Glaesserella parasuis

Scientific classification
- Domain: Bacteria
- Kingdom: Pseudomonadati
- Phylum: Pseudomonadota
- Class: Gammaproteobacteria
- Order: Pasteurellales
- Family: Pasteurellaceae
- Genus: Glaesserella
- Species: G. parasuis
- Binomial name: Glaesserella parasuis (Biberstein & White 1969) Dickerman et al. 2020
- Synonyms: Haemophilus parasuis Biberstein & White 1969

= Glaesserella parasuis =

- Authority: (Biberstein & White 1969) Dickerman et al. 2020
- Synonyms: Haemophilus parasuis Biberstein & White 1969

Species of bacterium

Glaesserella parasuis (formerly known as Haemophilus parasuis) is a Gram-negative bacterium belonging to the family Pasteurellaceae. It is best known as the causative agent of Glässer's disease in pigs.

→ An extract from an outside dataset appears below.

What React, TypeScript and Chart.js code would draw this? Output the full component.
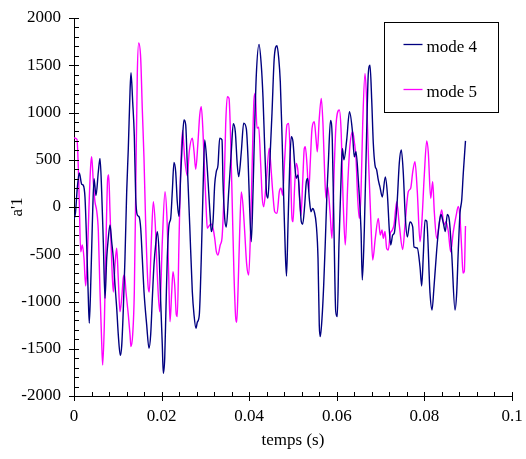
import React, { useEffect, useRef } from "react";
import { Chart, registerables } from "chart.js";

Chart.register(...registerables);

const FONT = '"Liberation Serif", "Times New Roman", serif';

// Time axis (seconds) and amplitude axis settings
const X_MIN = 0;
const X_MAX = 0.1;
const X_STEP = 0.02;
const Y_MIN = -2000;
const Y_MAX = 2000;
const Y_STEP = 500;

const seriesLabels = ["mode 4", "mode 5"];
const axisTitleX = "temps (s)";
const axisTitleY = "a'1";

// mode 4 : time in milliseconds, value a'1
const timesMode4Ms = [
  0, 0.34, 0.75, 1.21, 1.76, 2.12, 2.51, 2.9, 3.26, 3.49,
  3.88, 4.18, 4.57, 5.02, 5.55, 5.94, 6.32, 6.69, 7.08, 7.47,
  7.83, 8.22, 8.61, 8.97, 9.36, 9.75, 10.11, 10.57, 10.89, 11.26,
  11.64, 12.03, 12.4, 12.79, 13.01, 13.4, 13.77, 14.09, 14.45, 14.84,
  15.23, 15.59, 15.98, 16.6, 17.12, 17.51, 17.88, 18.26, 18.72, 19.02,
  19.41, 19.79, 20.16, 20.39, 20.71, 21.0, 21.3, 21.69, 22.08, 22.44,
  22.83, 23.22, 23.58, 23.97, 24.36, 24.73, 25.11, 25.5, 25.87, 26.42,
  27.01, 27.4, 27.85, 28.15, 28.61, 29.06, 29.45, 29.84, 30.37, 30.75,
  31.12, 31.35, 31.74, 32.12, 32.49, 32.88, 33.26, 33.79, 34.02, 34.41,
  34.77, 35.32, 35.91, 36.37, 36.83, 37.28, 37.6, 38.2, 38.74, 39.34,
  39.73, 40.11, 40.48, 40.87, 41.26, 41.62, 42.24, 42.76, 43.15, 43.49,
  43.72, 43.95, 44.29, 44.68, 45.21, 45.73, 46.35, 46.74, 47.1, 47.49,
  47.88, 48.24, 48.52, 48.86, 49.25, 49.61, 50.0, 50.39, 50.75, 51.14,
  51.53, 51.89, 52.21, 52.67, 53.04, 53.36, 53.72, 54.11, 54.5, 54.86,
  55.32, 55.71, 56.0, 56.23, 56.62, 57.01, 57.38, 57.76, 58.06, 58.56,
  58.97, 59.36, 59.75, 60.11, 60.5, 60.89, 61.26, 61.64, 62.26, 62.9,
  63.54, 64.0, 64.38, 64.91, 65.53, 65.82, 66.28, 66.83, 67.19, 67.58,
  67.97, 68.33, 68.72, 69.11, 69.47, 69.86, 70.39, 71.07, 71.53, 71.99,
  72.31, 72.76, 73.13, 73.52, 73.81, 74.27, 74.73, 75.18, 75.64, 76.1,
  76.71, 77.33, 77.63, 78.38, 79.0, 79.38, 79.76, 80.14, 80.53, 81.28,
  81.74, 82.19, 82.81, 83.4, 83.79, 84.32, 84.77, 85.23, 85.69, 86.23,
  86.99, 87.37, 87.74, 88.13, 88.52, 88.88, 89.38,
];
const valuesMode4 = [
  -130, -60, 200, 360, 240, 230, 100, -400, -950, -1230,
  -720, -190, 300, 120, 370, 515, 160, -370, -966, -540,
  -330, -190, -370, -540, -825, -1070, -1350, -1570, -1470, -1080,
  -540, 160, 620, 1220, 1420, 1110, 750, 100, -85, -102,
  -225, -540, -895, -1250, -1495, -1350, -970, -610, -365, -261,
  -470, -1000, -1460, -1760, -1600, -1070, -540, -190, -120, 160,
  472, 370, 55, -102, 340, 690, 920, 870, 445, -190,
  -895, -1140, -1284, -1220, -1140, -540, 160, 709, 445, 160,
  -120, -261, -155, 235, 375, 445, 727, 710, 265, -120,
  -211, 160, 585, 881, 795, 445, 321, 585, 888, 830,
  515, -15, -367, 160, 870, 1395, 1721, 1500, 1160, 700,
  400, 150, 95, 445, 1000, 1585, 1707, 1575, 1325, 760,
  90, -475, -730, -190, 445, 744, 690, 445, 305, 339,
  90, -155, -183, 20, 265, 303, 90, -50, -15, -50,
  -190, -540, -1250, -1372, -1180, -825, -365, 160, 460, 915,
  710, -245, -1100, -1160, -385, 180, 620, 500, 710, 1008,
  815, 530, 585, 285, -245, -772, -245, 815, 1410, 1500,
  1132, 677, 444, 391, 286, 211, 106, 317, 148, -243,
  -402, -296, -275, -106, 74, 466, 603, 360, -106, -317,
  -158, -211, -423, -434, -635, -836, -500, -140, -150, -910,
  -1090, -846, -455, -169, -80, -169, -260, -80, -138, -487,
  -1090, -910, -455, -63, 74, 360, 700,
];

// mode 5 : time in milliseconds, value a'1
const timesMode5Ms = [
  0, 0.68, 0.98, 1.21, 1.53, 1.89, 2.28, 2.67, 3.04, 3.42,
  3.81, 4.04, 4.41, 4.79, 5.18, 5.55, 5.94, 6.32, 6.55, 6.92,
  7.31, 7.69, 7.92, 8.22, 8.61, 8.97, 9.36, 9.75, 10.11, 10.5,
  10.89, 11.26, 11.53, 11.87, 12.4, 12.79, 13.01, 13.4, 13.77, 14.09,
  14.45, 14.77, 15.23, 15.59, 15.98, 16.37, 16.89, 17.19, 17.65, 18.11,
  18.56, 19.02, 19.57, 20.16, 20.78, 21.23, 21.62, 21.92, 22.31, 22.6,
  22.99, 23.36, 23.58, 23.97, 24.36, 24.77, 25.27, 25.87, 26.32, 27.01,
  27.4, 27.79, 28.31, 28.7, 29.06, 29.45, 29.84, 30.21, 30.43, 30.98,
  31.35, 31.74, 32.12, 32.49, 32.88, 33.4, 33.79, 34.25, 34.63, 35.0,
  35.39, 35.78, 36.14, 36.53, 36.92, 37.15, 37.44, 37.83, 38.2, 38.58,
  38.97, 39.43, 39.89, 40.34, 40.71, 41.1, 41.39, 41.78, 42.17, 42.63,
  42.99, 43.31, 43.84, 44.59, 44.98, 45.37, 45.82, 46.35, 46.87, 47.26,
  47.65, 48.11, 48.63, 49.02, 49.38, 49.77, 50.0, 50.39, 50.75, 51.14,
  51.53, 51.83, 52.21, 52.58, 52.81, 53.2, 53.58, 53.95, 54.34, 54.86,
  55.25, 55.55, 56.0, 56.46, 56.85, 57.24, 57.53, 57.92, 58.45, 58.9,
  59.43, 59.82, 60.57, 60.96, 61.48, 61.94, 62.49, 63.01, 63.63, 64.0,
  64.38, 64.77, 65.14, 65.53, 65.91, 66.44, 66.83, 67.28, 67.81, 68.2,
  68.79, 69.47, 69.93, 70.32, 70.62, 71.0, 71.39, 71.76, 72.21, 72.6,
  73.06, 73.68, 74.27, 75.05, 75.57, 76.32, 76.87, 77.33, 77.85, 78.38,
  79.0, 79.38, 79.98, 80.53, 80.89, 81.44, 81.89, 82.26, 82.81, 83.33,
  83.95, 84.47, 84.93, 85.46, 86.0, 86.6, 87.21, 87.74, 88.13, 88.52,
  88.81, 89.11, 89.38,
];
const valuesMode5 = [
  730, 715, 423, 40, -473, -402, -540, -835, -540, 0,
  440, 532, 265, 55, -40, -250, -900, -1430, -1672, -1250,
  -370, 300, 339, -50, -580, -899, -610, -437, -760, -1108,
  -965, -750, -719, -900, -1140, -1350, -1478, -1350, -899, 160,
  1400, 1735, 1570, 1040, 515, -190, -825, -899, -370, 56,
  -190, -720, -1108, -370, 162, -120, -720, -1213, -899, -685,
  -825, -1140, -1160, -370, 410, 810, 515, 330, 590, 727,
  590, 400, 690, 970, 1061, 795, 340, -50, -225, -190,
  -183, -225, -330, -470, -508, -400, -330, 160, 870, 1167,
  1150, 690, 10, -720, -1175, -1220, -895, -260, 160, 20,
  -260, -610, -719, -190, 515, 1140, 1203, 835, 845, 445,
  90, 3, 235, 621, 410, 160, -50, -67, 160, 198,
  125, 515, 870, 885, 515, -120, -155, 235, 462, 375,
  55, -85, 265, 620, 638, 445, 162, 480, 830, 902,
  725, 585, 940, 1150, 870, 340, 95, 215, -50, -331,
  440, 868, 1026, 830, 20, -402, 233, 656, 797, 690,
  515, 90, -120, 160, 868, 1414, 1115, 445, -190, -561,
  -330, -120, -296, -243, -330, -260, -440, -455, -280, -250,
  -190, 56, -190, -450, -190, 162, 198, 370, 479, 162,
  -367, -190, 340, 700, 580, 92, 268, -50, -331, -190,
  -32, -190, -155, -260, -473, -260, -100, 5, -120, -450,
  -700, -680, -200,
];

const COLOR_MODE4 = "#000080";
const COLOR_MODE5 = "#FF00FF";

function toPoints(timesMs: number[], values: number[]) {
  return timesMs.map((ms, i) => ({ x: ms / 1000, y: values[i] }));
}

const tickAndLegendPlugin = {
  id: "tickAndLegend",
  afterDraw(chart: any) {
    const ctx: CanvasRenderingContext2D = chart.ctx;
    const xs = chart.scales.x;
    const ys = chart.scales.y;
    const { left, bottom, top, right } = chart.chartArea;
    ctx.save();
    ctx.strokeStyle = "#000";
    ctx.lineWidth = 1;
    ctx.beginPath();
    const yMinorCount = (Y_MAX - Y_MIN) / 100;
    for (let i = 0; i <= yMinorCount; i++) {
      const v = Y_MIN + i * 100;
      const p = Math.round(ys.getPixelForValue(v)) + 0.5;
      const major = i % 5 === 0;
      ctx.moveTo(Math.round(left) + (major ? -5 : 0), p);
      ctx.lineTo(Math.round(left) + 5, p);
    }
    const xMinorCount = 25;
    for (let i = 0; i <= xMinorCount; i++) {
      const v = X_MIN + (i * (X_MAX - X_MIN)) / xMinorCount;
      const p = Math.round(xs.getPixelForValue(v)) + 0.5;
      const major = i % 5 === 0;
      ctx.moveTo(p, Math.round(bottom) - 4);
      ctx.lineTo(p, Math.round(bottom) + (major ? 5 : 0));
    }
    ctx.stroke();

    // legend box
    const boxW = 114;
    const boxH = 90;
    const bx = Math.round(right) - 14 - boxW + 0.5;
    const by = Math.round(top) + 4 + 0.5;
    ctx.strokeRect(bx, by, boxW, boxH);
    ctx.font = `17px ${FONT}`;
    ctx.textBaseline = "alphabetic";
    ctx.textAlign = "left";
    chart.data.datasets.forEach((ds: any, i: number) => {
      const ly = by + 22 + i * 45;
      ctx.beginPath();
      ctx.strokeStyle = ds.borderColor;
      ctx.lineWidth = 1.3;
      ctx.moveTo(bx + 19, ly);
      ctx.lineTo(bx + 38, ly);
      ctx.stroke();
      ctx.fillStyle = "#000";
      ctx.fillText(ds.label, bx + 42, ly + 7.5);
    });
    ctx.restore();
  },
};

export default function App() {
  const ref = useRef<HTMLCanvasElement>(null);
  useEffect(() => {
    if (!ref.current) return;
    const chart = new Chart(ref.current, {
      type: "line",
      data: {
        datasets: [
          {
            label: seriesLabels[0],
            data: toPoints(timesMode4Ms, valuesMode4),
            borderColor: COLOR_MODE4,
            borderWidth: 1.4,
            pointRadius: 0,
            cubicInterpolationMode: "monotone",
            fill: false,
          },
          {
            label: seriesLabels[1],
            data: toPoints(timesMode5Ms, valuesMode5),
            borderColor: COLOR_MODE5,
            borderWidth: 1.4,
            pointRadius: 0,
            cubicInterpolationMode: "monotone",
            fill: false,
          },
        ],
      },
      options: {
        animation: false,
        responsive: false,
        devicePixelRatio: 1,
        layout: { padding: { top: 18, right: 14, left: 0, bottom: 0 } },
        plugins: { legend: { display: false }, tooltip: { enabled: false } },
        scales: {
          x: {
            type: "linear",
            min: X_MIN,
            max: X_MAX,
            afterFit: (s: any) => {
              s.height = 63;
              s.paddingLeft = 0;
              s.paddingRight = 0;
              s.paddingTop = 0;
              s.paddingBottom = 0;
            },
            ticks: {
              stepSize: X_STEP,
              autoSkip: false,
              maxRotation: 0,
              padding: 10,
              color: "#000",
              font: { family: FONT, size: 17 },
              callback: (v: any) => String(+Number(v).toFixed(3)),
            },
            grid: { display: false, drawTicks: false },
            border: { display: true, color: "#000", width: 1 },
            title: {
              display: true,
              text: axisTitleX,
              color: "#000",
              font: { family: FONT, size: 17 },
              padding: { top: 0, bottom: 8 },
            },
          },
          y: {
            type: "linear",
            min: Y_MIN,
            max: Y_MAX,
            afterFit: (s: any) => {
              s.width = 74;
              s.paddingLeft = 0;
              s.paddingRight = 0;
              s.paddingTop = 0;
              s.paddingBottom = 0;
            },
            ticks: {
              stepSize: Y_STEP,
              autoSkip: false,
              padding: 13,
              color: "#000",
              font: { family: FONT, size: 17 },
              callback: (v: any) => String(v),
            },
            grid: { display: false, drawTicks: false },
            border: { display: true, color: "#000", width: 1 },
            title: {
              display: true,
              text: axisTitleY,
              color: "#000",
              font: { family: FONT, size: 17 },
              padding: { top: 7, bottom: 0 },
            },
          },
        },
      },
      plugins: [tickAndLegendPlugin],
    } as any);
    return () => chart.destroy();
  }, []);
  return (
    <div style={{ position: "absolute", left: 0, top: 0, width: 526, height: 459, background: "#fff" }}>
      <canvas ref={ref} width={526} height={459} style={{ width: 526, height: 459, display: "block" }} />
    </div>
  );
}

== History and taxonomy ==
Originally described as Haemophilus parasuis by Biberstein and White in 1969, it was reclassified into the newly created genus Glaesserella in 2020 based on comprehensive phylogenomic analyses.

== Morphology ==
Glaesserella parasuis is a Gram-negative coccobacillus. Cells typically appear as short rods or coccobacilli, often forming pairs or short chains. It is non-motile and non-spore-forming.

== Growth conditions ==
The bacterium requires enriched media containing NAD (V factor) and exhibits optimal growth under aerobic conditions at 37 °C. Colonies typically appear small, smooth, and translucent on chocolate agar or blood agar supplemented with NAD.

== Clinical significance ==
Glaesserella parasuis is the causative agent of Glässer's disease, an infectious condition characterized by polyserositis (inflammation of serosal surfaces), arthritis, meningitis, and pneumonia, primarily affecting young piglets.

== Epidemiology ==
The bacterium commonly colonizes the upper respiratory tract of pigs, and outbreaks of disease typically occur when piglets are under stress or have compromised immunity, such as during weaning.

== Clinical signs ==
Affected animals may exhibit fever, respiratory distress, lameness, joint swelling, and neurological symptoms. Mortality rates can be significant without appropriate treatment or preventive measures.

== Diagnosis ==
Diagnosis involves clinical observations, necropsy findings (such as fibrinous polyserositis), and laboratory confirmation through bacterial isolation and molecular techniques such as PCR.

== Treatment and prevention ==
Treatment typically involves antibiotics. Preventive measures include vaccination, good biosecurity practices, and stress minimization, particularly during weaning.